> _Collected data_
--
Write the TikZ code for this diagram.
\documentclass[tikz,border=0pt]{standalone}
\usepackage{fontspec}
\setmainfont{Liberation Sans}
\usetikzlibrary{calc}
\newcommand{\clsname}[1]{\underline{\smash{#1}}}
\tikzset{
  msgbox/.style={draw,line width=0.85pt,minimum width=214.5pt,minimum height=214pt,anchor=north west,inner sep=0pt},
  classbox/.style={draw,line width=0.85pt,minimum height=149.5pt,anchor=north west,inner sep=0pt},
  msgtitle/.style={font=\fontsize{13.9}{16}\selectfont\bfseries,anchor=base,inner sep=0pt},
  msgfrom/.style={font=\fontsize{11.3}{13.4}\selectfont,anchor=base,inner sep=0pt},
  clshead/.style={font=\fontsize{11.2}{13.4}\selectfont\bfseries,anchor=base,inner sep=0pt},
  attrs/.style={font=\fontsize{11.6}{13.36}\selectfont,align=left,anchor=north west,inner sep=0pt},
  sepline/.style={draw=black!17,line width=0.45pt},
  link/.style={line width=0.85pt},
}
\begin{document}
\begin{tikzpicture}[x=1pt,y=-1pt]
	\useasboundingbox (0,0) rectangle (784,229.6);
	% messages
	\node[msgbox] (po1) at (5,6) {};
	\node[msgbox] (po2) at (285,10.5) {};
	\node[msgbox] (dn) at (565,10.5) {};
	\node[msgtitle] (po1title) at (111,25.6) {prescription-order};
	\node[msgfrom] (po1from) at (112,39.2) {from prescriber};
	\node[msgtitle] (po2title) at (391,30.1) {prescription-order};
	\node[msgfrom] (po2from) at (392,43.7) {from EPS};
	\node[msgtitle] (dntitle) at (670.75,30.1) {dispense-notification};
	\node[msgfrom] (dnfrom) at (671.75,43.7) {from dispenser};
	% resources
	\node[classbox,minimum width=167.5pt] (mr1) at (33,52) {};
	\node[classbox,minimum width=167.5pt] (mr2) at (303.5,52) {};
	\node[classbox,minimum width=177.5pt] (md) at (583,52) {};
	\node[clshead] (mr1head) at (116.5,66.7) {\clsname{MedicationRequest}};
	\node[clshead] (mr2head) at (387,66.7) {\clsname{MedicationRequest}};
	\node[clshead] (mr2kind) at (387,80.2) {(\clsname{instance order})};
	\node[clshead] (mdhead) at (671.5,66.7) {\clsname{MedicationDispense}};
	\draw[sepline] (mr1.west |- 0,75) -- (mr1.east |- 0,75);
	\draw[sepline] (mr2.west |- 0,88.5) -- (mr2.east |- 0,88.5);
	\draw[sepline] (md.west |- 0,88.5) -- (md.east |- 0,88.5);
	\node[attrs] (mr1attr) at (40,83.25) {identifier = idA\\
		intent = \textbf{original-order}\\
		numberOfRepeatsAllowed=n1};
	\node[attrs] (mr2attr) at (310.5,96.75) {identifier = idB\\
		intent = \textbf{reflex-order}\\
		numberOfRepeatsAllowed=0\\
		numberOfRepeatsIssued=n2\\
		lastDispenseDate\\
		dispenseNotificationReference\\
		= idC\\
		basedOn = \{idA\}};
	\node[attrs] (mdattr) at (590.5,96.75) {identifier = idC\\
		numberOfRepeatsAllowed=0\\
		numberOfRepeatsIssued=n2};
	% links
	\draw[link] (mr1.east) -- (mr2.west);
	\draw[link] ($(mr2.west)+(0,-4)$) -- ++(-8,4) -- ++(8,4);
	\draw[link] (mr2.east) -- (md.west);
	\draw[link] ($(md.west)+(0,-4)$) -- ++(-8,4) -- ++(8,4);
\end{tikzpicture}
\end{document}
--
> _Instructions for the task_
Print the material once more, exactly.

> _Response to the task_
Write the TikZ code for this diagram.
\documentclass[tikz,border=0pt]{standalone}
\usepackage{fontspec}
\setmainfont{Liberation Sans}
\usetikzlibrary{calc}
\newcommand{\clsname}[1]{\underline{\smash{#1}}}
\tikzset{
  msgbox/.style={draw,line width=0.85pt,minimum width=214.5pt,minimum height=214pt,anchor=north west,inner sep=0pt},
  classbox/.style={draw,line width=0.85pt,minimum height=149.5pt,anchor=north west,inner sep=0pt},
  msgtitle/.style={font=\fontsize{13.9}{16}\selectfont\bfseries,anchor=base,inner sep=0pt},
  msgfrom/.style={font=\fontsize{11.3}{13.4}\selectfont,anchor=base,inner sep=0pt},
  clshead/.style={font=\fontsize{11.2}{13.4}\selectfont\bfseries,anchor=base,inner sep=0pt},
  attrs/.style={font=\fontsize{11.6}{13.36}\selectfont,align=left,anchor=north west,inner sep=0pt},
  sepline/.style={draw=black!17,line width=0.45pt},
  link/.style={line width=0.85pt},
}
\begin{document}
\begin{tikzpicture}[x=1pt,y=-1pt]
	\useasboundingbox (0,0) rectangle (784,229.6);
	% messages
	\node[msgbox] (po1) at (5,6) {};
	\node[msgbox] (po2) at (285,10.5) {};
	\node[msgbox] (dn) at (565,10.5) {};
	\node[msgtitle] (po1title) at (111,25.6) {prescription-order};
	\node[msgfrom] (po1from) at (112,39.2) {from prescriber};
	\node[msgtitle] (po2title) at (391,30.1) {prescription-order};
	\node[msgfrom] (po2from) at (392,43.7) {from EPS};
	\node[msgtitle] (dntitle) at (670.75,30.1) {dispense-notification};
	\node[msgfrom] (dnfrom) at (671.75,43.7) {from dispenser};
	% resources
	\node[classbox,minimum width=167.5pt] (mr1) at (33,52) {};
	\node[classbox,minimum width=167.5pt] (mr2) at (303.5,52) {};
	\node[classbox,minimum width=177.5pt] (md) at (583,52) {};
	\node[clshead] (mr1head) at (116.5,66.7) {\clsname{MedicationRequest}};
	\node[clshead] (mr2head) at (387,66.7) {\clsname{MedicationRequest}};
	\node[clshead] (mr2kind) at (387,80.2) {(\clsname{instance order})};
	\node[clshead] (mdhead) at (671.5,66.7) {\clsname{MedicationDispense}};
	\draw[sepline] (mr1.west |- 0,75) -- (mr1.east |- 0,75);
	\draw[sepline] (mr2.west |- 0,88.5) -- (mr2.east |- 0,88.5);
	\draw[sepline] (md.west |- 0,88.5) -- (md.east |- 0,88.5);
	\node[attrs] (mr1attr) at (40,83.25) {identifier = idA\\
		intent = \textbf{original-order}\\
		numberOfRepeatsAllowed=n1};
	\node[attrs] (mr2attr) at (310.5,96.75) {identifier = idB\\
		intent = \textbf{reflex-order}\\
		numberOfRepeatsAllowed=0\\
		numberOfRepeatsIssued=n2\\
		lastDispenseDate\\
		dispenseNotificationReference\\
		= idC\\
		basedOn = \{idA\}};
	\node[attrs] (mdattr) at (590.5,96.75) {identifier = idC\\
		numberOfRepeatsAllowed=0\\
		numberOfRepeatsIssued=n2};
	% links
	\draw[link] (mr1.east) -- (mr2.west);
	\draw[link] ($(mr2.west)+(0,-4)$) -- ++(-8,4) -- ++(8,4);
	\draw[link] (mr2.east) -- (md.west);
	\draw[link] ($(md.west)+(0,-4)$) -- ++(-8,4) -- ++(8,4);
\end{tikzpicture}
\end{document}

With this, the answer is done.